One small change in the forward pass
The model code barely changes. That's the payoff of the Tensor/Backend abstraction. Two spots in src/model/qwen3/forward.rs need to handle a Q8_0 tensor where they previously assumed FP32.
FP32 weight matrices have to be transposed at load time so matmul sees them in the right orientation. Q8_0 weight tensors already arrive row-major per output feature (and transpose_2d would panic on them anyway), so loading one is just: use it as is.

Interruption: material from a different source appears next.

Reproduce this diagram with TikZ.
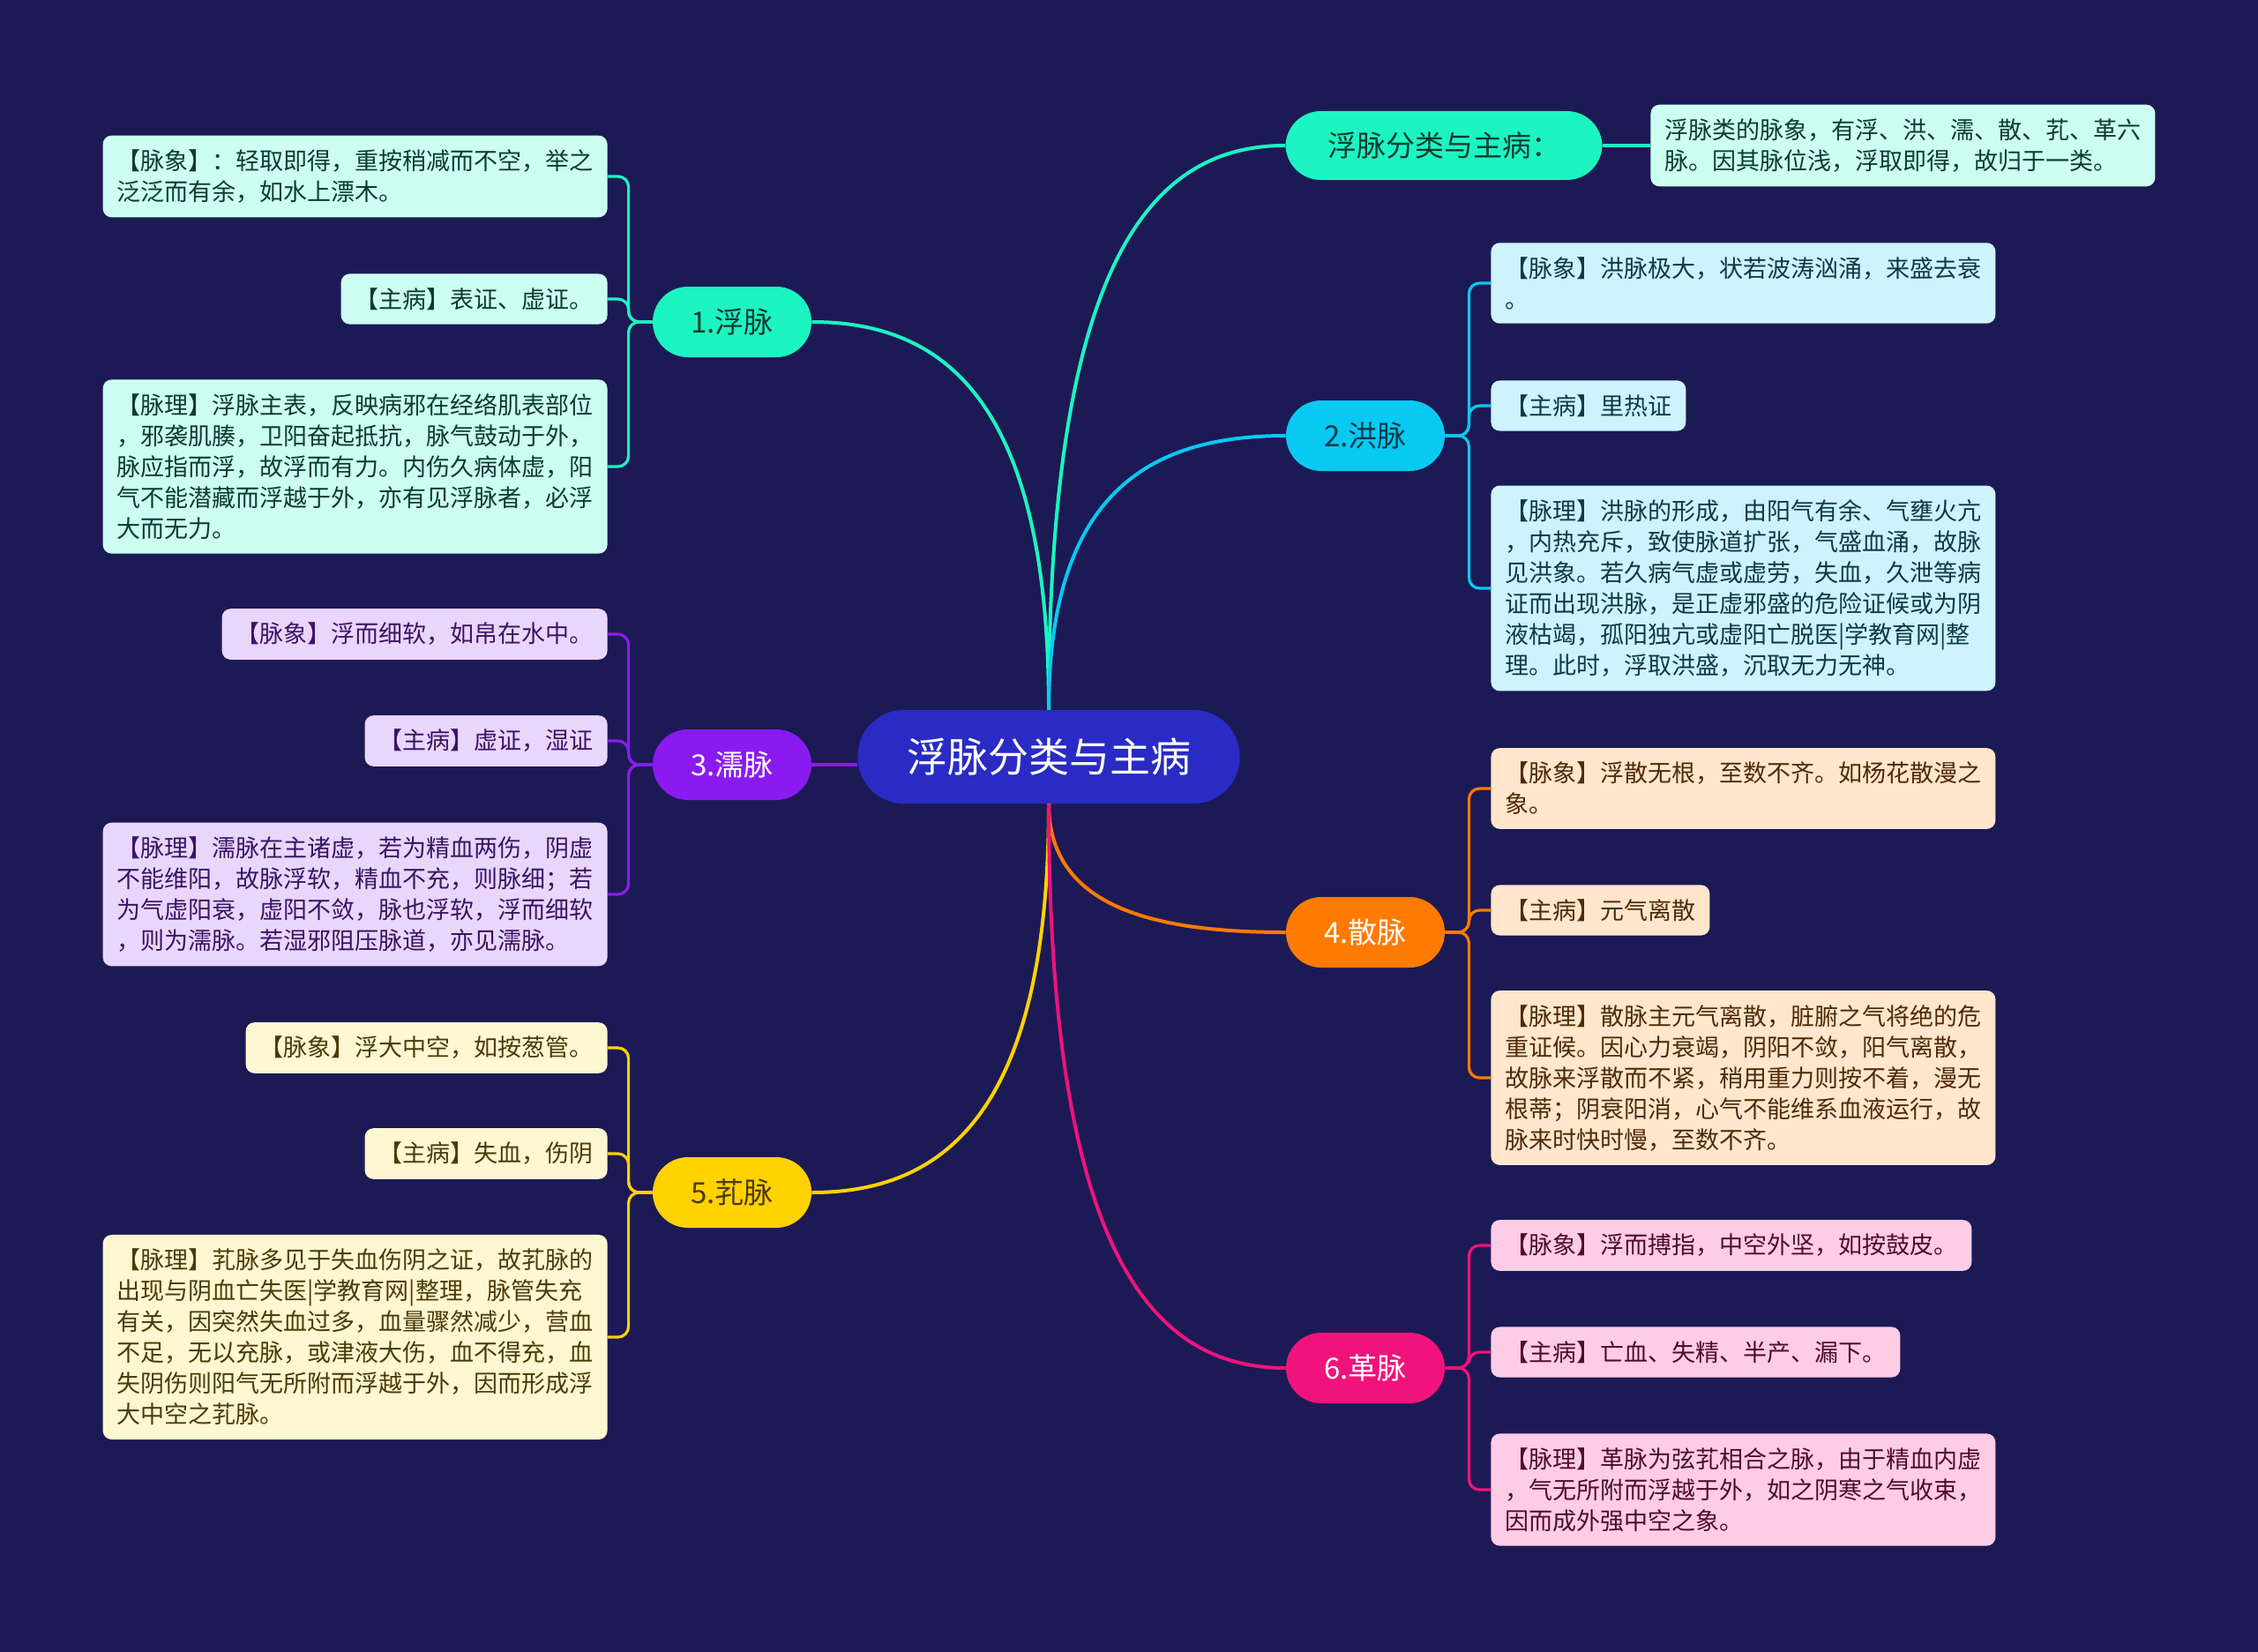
\documentclass[tikz,border=0pt]{standalone}
\usepackage{fontspec}
\setmainfont{Noto Sans CJK SC}
\usetikzlibrary{positioning}
\definecolor{bg}{HTML}{1C1A55}
\definecolor{rootblue}{HTML}{2A2BC4}
\definecolor{mint}{HTML}{1CF5C2}
\definecolor{mintbox}{HTML}{CCFFF2}
\definecolor{minttext}{HTML}{0E3B30}
\definecolor{sky}{HTML}{08C9F2}
\definecolor{skybox}{HTML}{CFF3FD}
\definecolor{skytext}{HTML}{0B3A48}
\definecolor{violet}{HTML}{8A1BF0}
\definecolor{violetbox}{HTML}{E9D6FB}
\definecolor{violettext}{HTML}{3A1466}
\definecolor{amber}{HTML}{FF7A00}
\definecolor{amberbox}{HTML}{FFE6CC}
\definecolor{ambertext}{HTML}{4F2A08}
\definecolor{gold}{HTML}{FFD200}
\definecolor{goldbox}{HTML}{FFF7D1}
\definecolor{goldtext}{HTML}{4A3B0B}
\definecolor{rose}{HTML}{F0137C}
\definecolor{rosebox}{HTML}{FFCCE6}
\definecolor{rosetext}{HTML}{4F0B2A}
\tikzset{
  root/.style={
    fill=rootblue,
    text=white,
    rounded corners=26pt,
    minimum width=216.5pt,
    minimum height=53pt,
    font=\fontsize{23}{27}\selectfont
  },
  branch/.style={
    rounded corners=20pt,
    minimum width=90pt,
    minimum height=40pt,
    font=\fontsize{16.5}{20}\selectfont
  },
  leaf/.style={
    rounded corners=5pt,
    inner xsep=8pt,
    inner ysep=8pt,
    align=left,
    font=\fontsize{13.5}{17.5}\selectfont
  },
  trunk/.style={
    line width=2pt
  },
  twig/.style={
    line width=1.6pt,
    rounded corners=6pt
  }
}

\begin{document}
\begin{tikzpicture}[x=0.5pt,y=-0.5pt]
  \path[use as bounding box, fill=bg] (0,0) rectangle (2560,1873);

  % Root
  \node[root] (root) at (1189,858) {浮脉分类与主病};

  % Branches
  \node[branch, fill=mint, text=minttext, minimum width=179.5pt, minimum height=39pt]
    (head) at (1637,165) {浮脉分类与主病：};
  \node[branch, fill=mint, text=minttext] (b1) at (830,365) {1.浮脉};
  \node[branch, fill=sky, text=skytext] (b2) at (1548,494) {2.洪脉};
  \node[branch, fill=violet, text=white] (b3) at (830,867) {3.濡脉};
  \node[branch, fill=amber, text=white] (b4) at (1548,1057) {4.散脉};
  \node[branch, fill=gold, text=goldtext] (b5) at (830,1352) {5.芤脉};
  \node[branch, fill=rose, text=white] (b6) at (1548,1551) {6.革脉};

  % Summary
  \node[leaf, fill=mintbox, text=minttext, anchor=west] (b0) at (1871,165)
    {浮脉类的脉象，有浮、洪、濡、散、芤、革六\\脉。因其脉位浅，浮取即得，故归于一类。};

  % 1.浮脉
  \node[leaf, fill=mintbox, text=minttext, anchor=east] (b1a) at (689,200)
    {【脉象】：轻取即得，重按稍减而不空，举之\\泛泛而有余，如水上漂木。};
  \node[leaf, fill=mintbox, text=minttext, anchor=east] (b1b) at (689,339)
    {【主病】表证、虚证。};
  \node[leaf, fill=mintbox, text=minttext, anchor=east] (b1c) at (689,529)
    {【脉理】浮脉主表，反映病邪在经络肌表部位\\，邪袭肌腠，卫阳奋起抵抗，脉气鼓动于外，\\脉应指而浮，故浮而有力。内伤久病体虚，阳\\气不能潜藏而浮越于外，亦有见浮脉者，必浮\\大而无力。};

  % 3.濡脉
  \node[leaf, fill=violetbox, text=violettext, anchor=east] (b3a) at (689,719)
    {【脉象】浮而细软，如帛在水中。};
  \node[leaf, fill=violetbox, text=violettext, anchor=east] (b3b) at (689,840)
    {【主病】虚证，湿证};
  \node[leaf, fill=violetbox, text=violettext, anchor=east] (b3c) at (689,1014)
    {【脉理】濡脉在主诸虚，若为精血两伤，阴虚\\不能维阳，故脉浮软，精血不充，则脉细；若\\为气虚阳衰，虚阳不敛，脉也浮软，浮而细软\\，则为濡脉。若湿邪阻压脉道，亦见濡脉。};

  % 5.芤脉
  \node[leaf, fill=goldbox, text=goldtext, anchor=east] (b5a) at (689,1188)
    {【脉象】浮大中空，如按葱管。};
  \node[leaf, fill=goldbox, text=goldtext, anchor=east] (b5b) at (689,1308)
    {【主病】失血，伤阴};
  \node[leaf, fill=goldbox, text=goldtext, anchor=east] (b5c) at (689,1516)
    {【脉理】芤脉多见于失血伤阴之证，故芤脉的\\出现与阴血亡失医|学教育网|整理，脉管失充\\有关，因突然失血过多，血量骤然减少，营血\\不足，无以充脉，或津液大伤，血不得充，血\\失阴伤则阳气无所附而浮越于外，因而形成浮\\大中空之芤脉。};

  % 2.洪脉
  \node[leaf, fill=skybox, text=skytext, anchor=west] (b2a) at (1690,321)
    {【脉象】洪脉极大，状若波涛汹涌，来盛去衰\\。};
  \node[leaf, fill=skybox, text=skytext, anchor=west] (b2b) at (1690,460)
    {【主病】里热证};
  \node[leaf, fill=skybox, text=skytext, anchor=west] (b2c) at (1690,667)
    {【脉理】洪脉的形成，由阳气有余、气壅火亢\\，内热充斥，致使脉道扩张，气盛血涌，故脉\\见洪象。若久病气虚或虚劳，失血，久泄等病\\证而出现洪脉，是正虚邪盛的危险证候或为阴\\液枯竭，孤阳独亢或虚阳亡脱医|学教育网|整\\理。此时，浮取洪盛，沉取无力无神。};

  % 4.散脉
  \node[leaf, fill=amberbox, text=ambertext, anchor=west] (b4a) at (1690,894)
    {【脉象】浮散无根，至数不齐。如杨花散漫之\\象。};
  \node[leaf, fill=amberbox, text=ambertext, anchor=west] (b4b) at (1690,1032)
    {【主病】元气离散};
  \node[leaf, fill=amberbox, text=ambertext, anchor=west] (b4c) at (1690,1222)
    {【脉理】散脉主元气离散，脏腑之气将绝的危\\重证候。因心力衰竭，阴阳不敛，阳气离散，\\故脉来浮散而不紧，稍用重力则按不着，漫无\\根蒂；阴衰阳消，心气不能维系血液运行，故\\脉来时快时慢，至数不齐。};

  % 6.革脉
  \node[leaf, fill=rosebox, text=rosetext, anchor=west] (b6a) at (1690,1412)
    {【脉象】浮而搏指，中空外坚，如按鼓皮。};
  \node[leaf, fill=rosebox, text=rosetext, anchor=west] (b6b) at (1690,1533)
    {【主病】亡血、失精、半产、漏下。};
  \node[leaf, fill=rosebox, text=rosetext, anchor=west] (b6c) at (1690,1689)
    {【脉理】革脉为弦芤相合之脉，由于精血内虚\\，气无所附而浮越于外，如之阴寒之气收束，\\因而成外强中空之象。};

  % Root to branches
  \draw[trunk, mint] (root.north) .. controls +(0,-512) and +(-150,0) .. (head.west);
  \draw[trunk, mint] (root.north) .. controls +(0,-350) and +(150,0) .. (b1.east);
  \draw[trunk, sky] (root.north) .. controls +(0,-250) and +(-150,0) .. (b2.west);
  \draw[trunk, violet] (b3.east) -- (b3.east -| root.west);
  \draw[trunk, amber] (root.south) .. controls +(0,117) and +(-150,0) .. (b4.west);
  \draw[trunk, gold] (root.south) .. controls +(0,350) and +(150,0) .. (b5.east);
  \draw[trunk, rose] (root.south) .. controls +(0,512) and +(-150,0) .. (b6.west);
  \draw[trunk, mint] (head.east) -- (b0.west);

  % Branches to leaves
  \foreach \leaf in {b1a,b1b,b1c}
    \draw[twig, mint] (b1.west) -- ++(-27,0) |- (\leaf.east);
  \foreach \leaf in {b3a,b3b,b3c}
    \draw[twig, violet] (b3.west) -- ++(-27,0) |- (\leaf.east);
  \foreach \leaf in {b5a,b5b,b5c}
    \draw[twig, gold] (b5.west) -- ++(-27,0) |- (\leaf.east);
  \foreach \leaf in {b2a,b2b,b2c}
    \draw[twig, sky] (b2.east) -- ++(27,0) |- (\leaf.west);
  \foreach \leaf in {b4a,b4b,b4c}
    \draw[twig, amber] (b4.east) -- ++(27,0) |- (\leaf.west);
  \foreach \leaf in {b6a,b6b,b6c}
    \draw[twig, rose] (b6.east) -- ++(27,0) |- (\leaf.west);
\end{tikzpicture}
\end{document}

Both spots are a single new match arm:
match embed.as_data() {
TensorData::Fp32(_) => ops.transpose_2d(&embed),
TensorData::Q8_0(_) => embed.clone(),
} match t.as_data() {
TensorData::Fp32(_) => ops.transpose_2d(&t),
TensorData::Q8_0(_) => t,
}The first is in the lm-head setup (when the output weights are tied to the embedding table); the second is in load_ggml_weight_for_matmul_rhs, the per-layer weight loader. That is the entire change to the model's forward pass. The 28-layer attention-and-MLP loop, every backend dispatch, the KV cache: none of it knows or cares that the weights are now 8-bit. Each matmul call sees a Tensor, and the Backend quietly picks the FP32 or Q8_0 kernel based on the data variant. The abstraction held.
Running it
Run the same Q8_0 checkpoint gguf-inspect showed back in I.1. The engine now loads its type-8 tensors directly instead of expanding them:
cargo run --release --bin model-generate -- --kv --backend simd path/to/qwen3-0.6b-q8_0.gguf "Once upon a time" 64Against the FP32 run from II.3 on the same backend:
backend: simd
kv cache: basic
-- FP32 weights --
time_to_first_token_ms: 78.221
decode_tokens_per_second: 271.402
-- Q8_0 weights --
time_to_first_token_ms: 71.004
decode_tokens_per_second: 503.918Decode throughput nearly doubles, from ~271 to ~504 tokens/sec, and the reason is precisely the one the act intro named. Decode reads every weight once per token; the weights now occupy roughly a quarter of the bytes; decode is bandwidth-bound, so a fraction of the bytes means a fraction of the time. (It's a ~2× decode win rather than ~4× because activations, the KV cache, and overhead are still FP32, but the weights, which are the bulk of the traffic, shrank, and that's what shows up in the number.) Time to first token barely moves: prefill is compute-bound, dequantization adds a little arithmetic, and the two roughly cancel. The win lands exactly where the model said it would: on decode.
Where this leaves us, and the end of Act 2
Q8_0 quantization is the last rung. By reading 8-bit weights instead of 32-bit ones, decode finally got fast. It was the half of inference that no faster arithmetic could touch, because its true bottleneck was always bytes.
Step back and look at the whole ladder. The benchmark harness made every claim measurable. The KV cache fixed the algorithm: decode became constant work per token instead of growing work. SIMD made each instruction do 16 floats; threads used every core; Metal moved big matmuls to the GPU. Those were three compounding wins for the compute-bound prefill. And Q8_0 cut decode's memory traffic. A single request now runs end to end fast, and every speedup between here and the Act 1 baseline traces to one specific chapter and one specific bottleneck.
What we still cannot do: serve this to anyone. There is one CLI binary, one prompt at a time, no second concurrent request, no HTTP, no chat formatting. The Act 2 recap takes stock of the speedups, and then Act 3 turns this fast single-user engine into a real server.